Now the table looks unforgiving. If Spain beat Iceland and England beat Ukraine on Tuesday, the two sides will finish level on points. It won’t matter. Spain’s superior head-to-head record would send the world champions directly to the World Cup and push England into the jeopardy of the playoffs.
For a team that could finish with just one blemish in an otherwise perfect qualifying campaign, the prospect feels harsh. Wiegman didn’t hide from that, but she also didn’t rail against it. “It feels like the European competition is really competitive, and that has been the case since the Nations League was set up,” she said.
There was no attempt to blame the format, no appeal to injustice. Her focus, instead, turned quickly to the performance and what comes next. “The next step” she said, is to work out “what caused this”.
She knows the quality of the opposition. “We had to deal with a very good opponent,” she said, before adding the line that will echo around the England camp in the coming days: “but I think we’re a good team too. If you bring it back to what our gameplan was, did we execute that really well? I don’t think so.”
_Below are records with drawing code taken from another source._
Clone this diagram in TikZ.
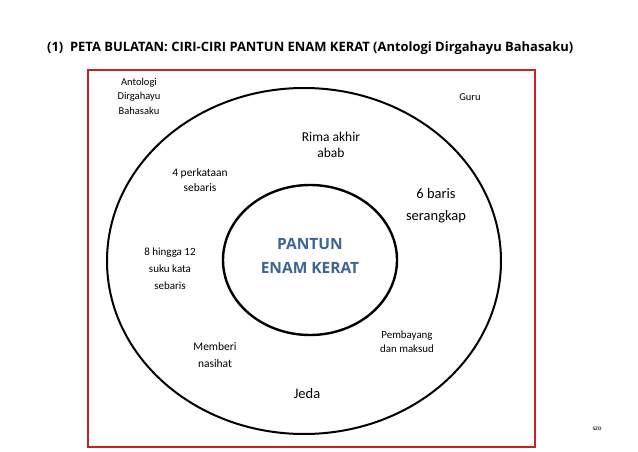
\documentclass[tikz,border=0pt]{standalone}
\usepackage{fontspec}
\setmainfont{Carlito}
\newfontfamily\titlefont{Open Sans}
\usetikzlibrary{shapes.geometric}
\definecolor{frame}{RGB}{204,32,40}
\definecolor{core}{RGB}{60,100,150}
\tikzset{
  lbl/.style={align=center, inner sep=0pt},
  ring/.style={draw=black, line width=2pt},
}
\newcommand{\fs}[2]{\fontsize{#1}{#2}\selectfont}
\begin{document}
\begin{tikzpicture}[x=1pt,y=-1pt]
\path[use as bounding box, fill=white] (0,0) rectangle (638,452);
% title
\node[lbl, anchor=west] (title) at (47,48) {\resizebox{526pt}{!}{\titlefont\bfseries (1)\ \ PETA BULATAN: CIRI-CIRI PANTUN ENAM KERAT (Antologi Dirgahayu Bahasaku)}};
% frame
\draw[frame, line width=2.5pt] (88,70) rectangle (535,447);
% rings
\draw[ring] (304,261) ellipse [x radius=197, y radius=173];
\draw[ring, line width=2.4pt] (310,260) ellipse [x radius=87, y radius=75];
% labels
\node[lbl, font=\fs{10.5}{14.5}] (antologi) at (139,96) {Antologi\\Dirgahayu\\Bahasaku};
\node[lbl, font=\fs{10.5}{14}] (guru) at (470,97) {Guru};
\node[lbl, font=\fs{13.5}{16}] (rima) at (331,145) {Rima akhir\\abab};
\node[lbl, font=\fs{11.5}{15}] (perkataan) at (200,180) {4 perkataan\\sebaris};
\node[lbl, font=\fs{14.5}{22}] (baris) at (436,206) {6 baris\\serangkap};
\node[lbl, font=\fs{11}{17}] (hingga) at (170,269) {8 hingga 12\\suku kata\\sebaris};
\node[lbl, font=\fs{15.5}{24}\titlefont\bfseries, text=core] (core) at (310,256) {PANTUN\\ENAM KERAT};
\node[lbl, font=\fs{10.9}{14}] (pembayang) at (407,342) {Pembayang\\dan maksud};
\node[lbl, font=\fs{11.5}{17}] (memberi) at (215,355) {Memberi\\nasihat};
\node[lbl, font=\fs{14.5}{17}] (jeda) at (307,394) {Jeda};
\node[lbl, font=\fs{7}{8}] (szo) at (597,429) {szo};
\end{tikzpicture}
\end{document}
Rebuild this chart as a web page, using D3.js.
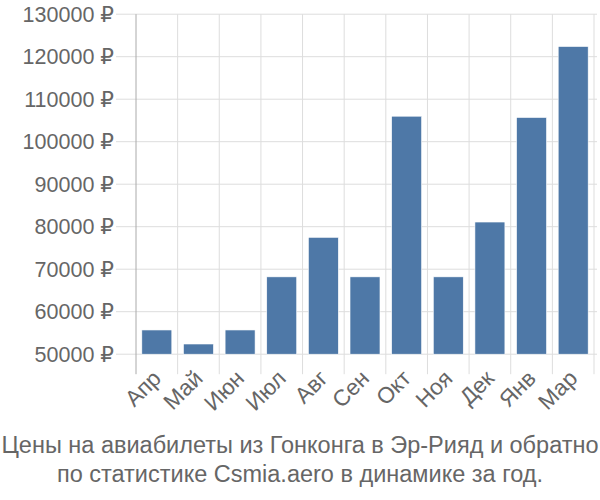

That honesty will frame the response she now demands. The Lionesses have built their identity on control, clarity and resilience. None of that survived contact with Spain in Mallorca. Too open without the ball. Too loose with it. Too easy to pull apart.
The calendar offers no time for self-pity. Ukraine await on Tuesday, a game that England must win to keep any hope of automatic qualification alive, however faint. Only then can they fully confront the reality of a likely playoff.
“Spain has to go to Iceland, too and we have seen how hard that team is,” Wiegman pointed out, a reminder that even world champions can stumble on difficult ground. But England can’t rely on that. Not after this.
The heaviest defeat in 17 years leaves scars. The question now is whether it also sparks the kind of response that defines a campaign.